YOUR TASK:
Below are some entries. Work out how many of their lines hold the word "chart", and write that number alone.

GIVEN DATA:
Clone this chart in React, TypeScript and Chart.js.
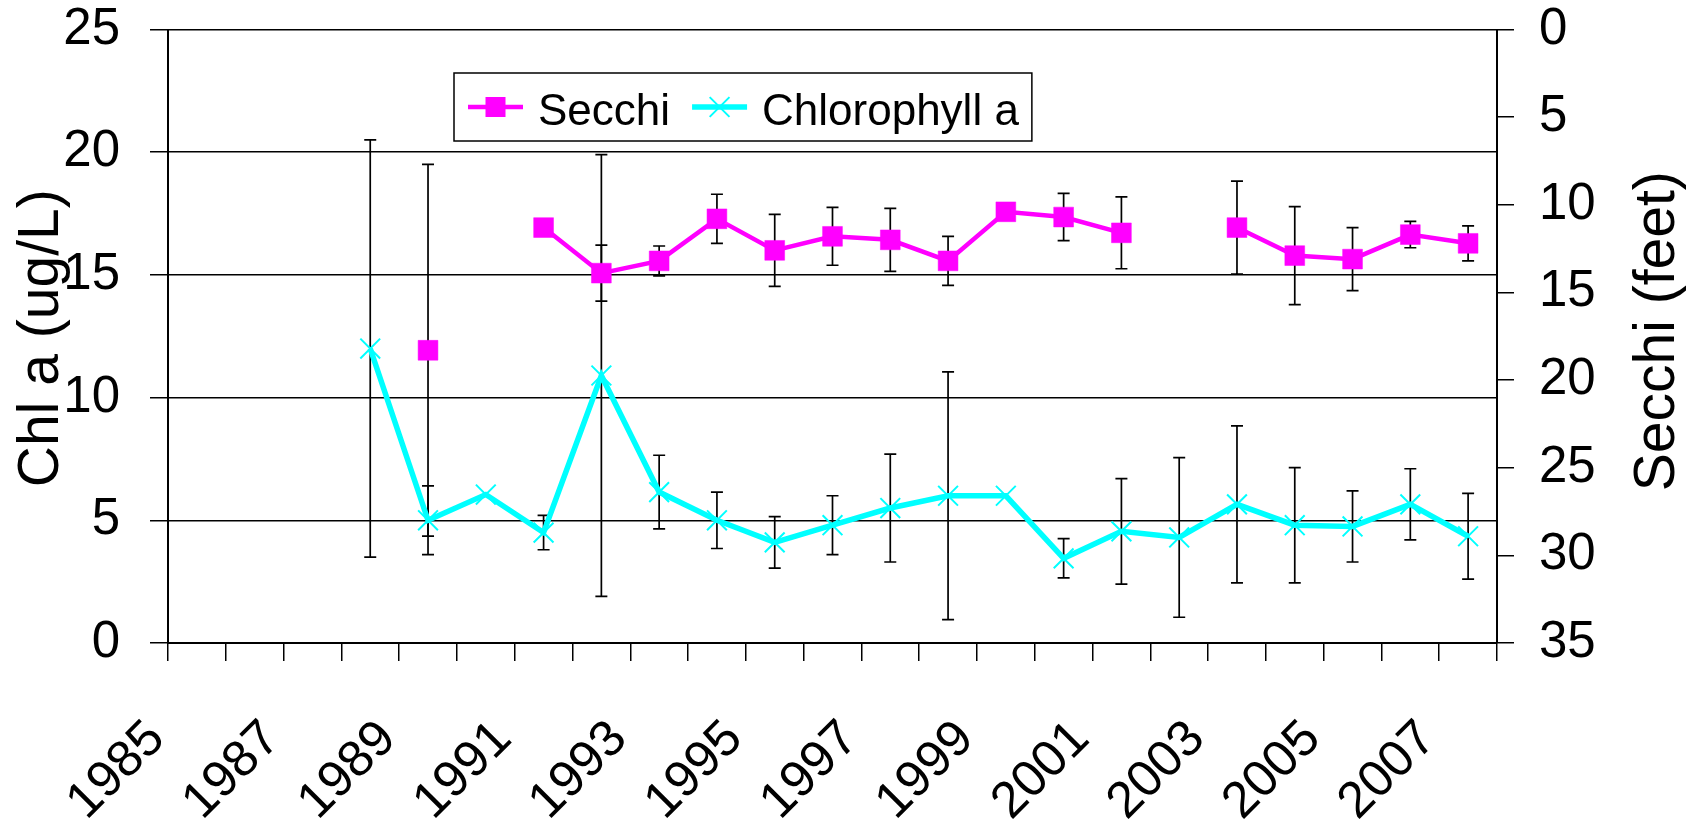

...

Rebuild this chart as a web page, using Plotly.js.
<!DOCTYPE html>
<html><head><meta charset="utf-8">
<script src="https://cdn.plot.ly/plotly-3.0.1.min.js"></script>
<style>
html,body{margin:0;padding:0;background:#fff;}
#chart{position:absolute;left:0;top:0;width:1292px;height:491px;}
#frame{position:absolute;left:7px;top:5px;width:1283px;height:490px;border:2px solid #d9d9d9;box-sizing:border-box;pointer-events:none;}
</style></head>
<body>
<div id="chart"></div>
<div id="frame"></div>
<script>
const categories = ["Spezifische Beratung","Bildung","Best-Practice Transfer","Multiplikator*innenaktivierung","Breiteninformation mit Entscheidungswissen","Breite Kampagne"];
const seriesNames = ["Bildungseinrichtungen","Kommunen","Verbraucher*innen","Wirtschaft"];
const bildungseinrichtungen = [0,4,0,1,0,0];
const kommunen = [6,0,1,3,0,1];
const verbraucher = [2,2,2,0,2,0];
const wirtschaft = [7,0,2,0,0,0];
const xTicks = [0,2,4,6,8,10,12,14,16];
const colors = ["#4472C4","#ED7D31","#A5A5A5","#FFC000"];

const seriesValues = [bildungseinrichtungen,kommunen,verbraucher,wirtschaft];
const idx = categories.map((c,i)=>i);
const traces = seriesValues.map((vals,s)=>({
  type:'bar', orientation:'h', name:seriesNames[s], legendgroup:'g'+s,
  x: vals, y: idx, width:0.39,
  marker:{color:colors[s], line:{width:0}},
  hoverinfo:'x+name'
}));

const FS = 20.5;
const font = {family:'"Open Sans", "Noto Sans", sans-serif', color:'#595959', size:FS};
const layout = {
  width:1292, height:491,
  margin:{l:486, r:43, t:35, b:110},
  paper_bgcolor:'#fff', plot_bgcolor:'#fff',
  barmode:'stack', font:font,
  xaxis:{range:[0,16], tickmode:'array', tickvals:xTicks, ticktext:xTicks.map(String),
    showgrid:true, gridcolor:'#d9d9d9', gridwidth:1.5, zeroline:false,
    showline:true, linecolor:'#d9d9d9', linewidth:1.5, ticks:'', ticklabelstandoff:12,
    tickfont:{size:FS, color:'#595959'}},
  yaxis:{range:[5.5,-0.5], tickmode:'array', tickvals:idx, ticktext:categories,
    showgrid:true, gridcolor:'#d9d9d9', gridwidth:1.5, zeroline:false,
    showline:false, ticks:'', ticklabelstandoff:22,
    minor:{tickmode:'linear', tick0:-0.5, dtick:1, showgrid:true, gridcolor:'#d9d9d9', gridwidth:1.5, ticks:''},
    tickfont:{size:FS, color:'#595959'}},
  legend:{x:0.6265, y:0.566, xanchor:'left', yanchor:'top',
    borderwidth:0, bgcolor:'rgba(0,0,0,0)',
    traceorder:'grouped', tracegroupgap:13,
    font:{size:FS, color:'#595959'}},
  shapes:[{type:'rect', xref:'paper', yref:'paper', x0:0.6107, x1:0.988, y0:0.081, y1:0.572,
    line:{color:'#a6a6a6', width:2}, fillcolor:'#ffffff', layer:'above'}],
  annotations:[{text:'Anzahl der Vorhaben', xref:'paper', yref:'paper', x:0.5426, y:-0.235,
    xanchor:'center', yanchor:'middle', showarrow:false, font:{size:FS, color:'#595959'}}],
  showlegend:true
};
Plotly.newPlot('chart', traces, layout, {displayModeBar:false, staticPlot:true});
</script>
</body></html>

OUTPUT FOR THIS EXERCISE:
5